Oleh Royan Hanung Anindito
Di pesisir barat Sumatera, ombak tak sekadar memecah batu, tetapi juga membentuk watak manusia. Dalam tiupan angin dari Samudra Hindia, lahir satu sistem kepemimpinan yang jarang dibicarakan namun sarat makna: Kapalo Banda. Ia bukan hanya kepala kelompok nelayan, tetapi pemimpin moral dan pengatur kehidupan laut di kalangan masyarakat Minangkabau pesisir.
Warisan ini menunjukkan bahwa Minangkabau, yang kerap dikenang karena rumah gadang dan adat matrilinealnya, juga memiliki akar bahari yang dalam. Dari pantai Pariaman hingga Air Bangis, sistem sosial laut telah lama tumbuh seiring tradisi adat di daratan. Kapalo Banda adalah wajah lain dari kepemimpinan Minang, bukan penghulu di balai adat, melainkan nakhoda di atas samudra.

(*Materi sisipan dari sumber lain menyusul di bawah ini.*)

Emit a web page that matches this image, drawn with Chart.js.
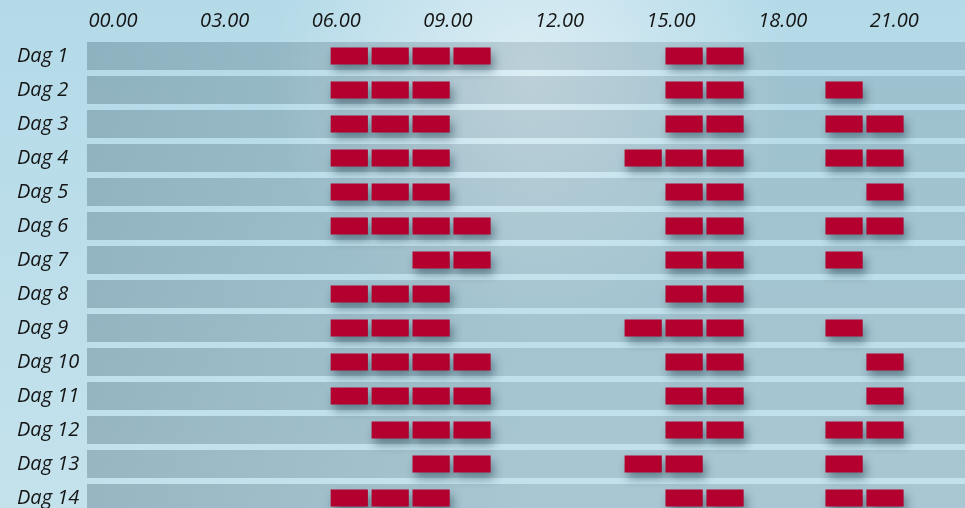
<!DOCTYPE html>
<html>
<head>
<meta charset="utf-8">
<script src="https://cdn.jsdelivr.net/npm/chart.js@4.4.1/dist/chart.umd.min.js"></script>
<style>
  html, body { margin: 0; padding: 0; background: #bcdeea; overflow: hidden; }
  #wrap { width: 965px; height: 508px; overflow: hidden; }
</style>
</head>
<body>
<div id="wrap"><canvas id="schema" width="965" height="520"></canvas></div>
<script>
// rows and top axis
const days = ['Dag 1', 'Dag 2', 'Dag 3', 'Dag 4', 'Dag 5', 'Dag 6', 'Dag 7',
              'Dag 8', 'Dag 9', 'Dag 10', 'Dag 11', 'Dag 12', 'Dag 13', 'Dag 14'];
const hourTicks = [0, 3, 6, 9, 12, 15, 18, 21];

// start time (hours) of each block column
const slotStart = [5.85, 6.95, 8.05, 9.15, 13.75, 14.85, 15.95, 19.15, 20.25];
const slotLength = 1.0;

// which block columns are filled on each day
const daySlots = [
    [0, 1, 2, 3, 5, 6],
    [0, 1, 2, 5, 6, 7],
    [0, 1, 2, 5, 6, 7, 8],
    [0, 1, 2, 4, 5, 6, 7, 8],
    [0, 1, 2, 5, 6, 8],
    [0, 1, 2, 3, 5, 6, 7, 8],
    [2, 3, 5, 6, 7],
    [0, 1, 2, 5, 6],
    [0, 1, 2, 4, 5, 6, 7],
    [0, 1, 2, 3, 5, 6, 8],
    [0, 1, 2, 3, 5, 6, 8],
    [1, 2, 3, 5, 6, 7, 8],
    [2, 3, 4, 5, 7],
    [0, 1, 2, 5, 6, 7, 8]
];

const xMin = -0.7;
const xMax = 22.9;

const blocks = [];
daySlots.forEach((slots, i) => {
    slots.forEach(s => blocks.push({ y: days[i], x: [slotStart[s], slotStart[s] + slotLength] }));
});
const rows = days.map(d => ({ y: d, x: [xMin, xMax] }));

const bgPlugin = {
    id: 'bg',
    beforeDraw(chart) {
        const ctx = chart.ctx;
        const w = chart.width, h = chart.height;
        ctx.save();
        const lin = ctx.createLinearGradient(0, 0, 0, h);
        lin.addColorStop(0, '#b4dae8');
        lin.addColorStop(1, '#c4e2ec');
        ctx.fillStyle = lin;
        ctx.fillRect(0, 0, w, h);
        const rad = ctx.createRadialGradient(530, 70, 10, 530, 70, 260);
        rad.addColorStop(0, 'rgba(255,255,255,0.5)');
        rad.addColorStop(1, 'rgba(255,255,255,0)');
        ctx.fillStyle = rad;
        ctx.fillRect(0, 0, w, h);
        ctx.restore();
    },
    // soft drop shadow under the red blocks (blocks have no border so the bar isn't clipped)
    beforeDatasetDraw(chart, args) {
        if (args.index !== 1) return;
        const ctx = chart.ctx;
        ctx.save();
        ctx.shadowColor = 'rgba(15,45,60,0.45)';
        ctx.shadowBlur = 10;
        ctx.shadowOffsetX = 3;
        ctx.shadowOffsetY = 6;
    },
    afterDatasetDraw(chart, args) {
        if (args.index !== 1) return;
        chart.ctx.restore();
    }
};

new Chart(document.getElementById('schema'), {
    type: 'bar',
    data: {
        labels: days,
        datasets: [
            {
                data: rows,
                order: 2,
                grouped: false,
                categoryPercentage: 1,
                barPercentage: 0.82,
                borderWidth: 0,
                backgroundColor: c => {
                    const a = c.chart.chartArea;
                    if (!a) return 'rgba(60,90,105,0.25)';
                    const g = c.chart.ctx.createLinearGradient(a.left, 0, a.right, 0);
                    g.addColorStop(0, 'rgba(60,90,105,0.32)');
                    g.addColorStop(0.5, 'rgba(60,90,105,0.2)');
                    g.addColorStop(1, 'rgba(60,90,105,0.2)');
                    return g;
                }
            },
            {
                data: blocks,
                order: 1,
                grouped: false,
                categoryPercentage: 1,
                barPercentage: 0.5,
                backgroundColor: '#b3002e',
                borderWidth: 0
            }
        ]
    },
    options: {
        indexAxis: 'y',
        responsive: false,
        animation: false,
        layout: { padding: { left: 17, top: 0, right: 0, bottom: 5 } },
        plugins: { legend: { display: false }, tooltip: { enabled: false } },
        scales: {
            x: {
                type: 'linear',
                position: 'top',
                min: xMin,
                max: xMax,
                grid: { display: false },
                border: { display: false },
                afterFit: s => { s.height = 39; },
                afterBuildTicks: s => { s.ticks = hourTicks.map(v => ({ value: v })); },
                ticks: {
                    padding: -2,
                    color: '#141414',
                    font: { family: 'Open Sans', size: 20, style: 'italic' },
                    callback: v => String(v).padStart(2, '0') + '.00'
                }
            },
            y: {
                type: 'category',
                grid: { display: false },
                border: { display: false },
                afterFit: s => { s.width = 70; s.paddingTop = 0; s.paddingBottom = 0; },
                ticks: {
                    crossAlign: 'far',
                    color: '#141414',
                    font: { family: 'Open Sans', size: 20, style: 'italic' }
                }
            }
        }
    },
    plugins: [bgPlugin]
});
</script>
</body>
</html>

Laut dan Adat: Dua Ruang yang Tak Terpisah
Dalam falsafah Minangkabau, alam adalah guru utama: “alam takambang jadi guru.” Laut menjadi bagian dari tatanan moral itu. Kapalo Banda bertugas bukan hanya mengatur kerja menangkap ikan, tetapi menjaga keadilan, solidaritas, dan keseimbangan alam.
Ia menegakkan prinsip “elok nagari dek nan tuo, elok banda dek kapalo”, negeri elok karena pemimpin bijak, laut makmur karena nakhoda adil. Seperti penghulu di darat yang memimpin dengan musyawarah, Kapalo Banda menegakkan mufakat di lautan. Segala keputusan tentang waktu melaut, pembagian hasil, atau penentuan wilayah tangkapan diambil secara bersama.
Sistem ini memperlihatkan kearifan sosial yang kompleks. Di laut, tidak ada kekuasaan mutlak; ada kepercayaan yang dijaga. Setiap nelayan berhak bersuara, karena keselamatan kapal tergantung pada semua awak. Etika bahari itu sejatinya adalah demokrasi yang tumbuh dari ombak.
Pesisir Barat: Saksi Jalur Laut Minang
Sejak abad ke-16, pesisir barat Sumatera merupakan simpul penting dalam jaringan perdagangan Samudra Hindia. Dari pelabuhan Tiku, Pariaman, hingga Air Bangis, rempah dan emas dari pedalaman Minangkabau berlayar ke Aceh, Malaka, hingga India.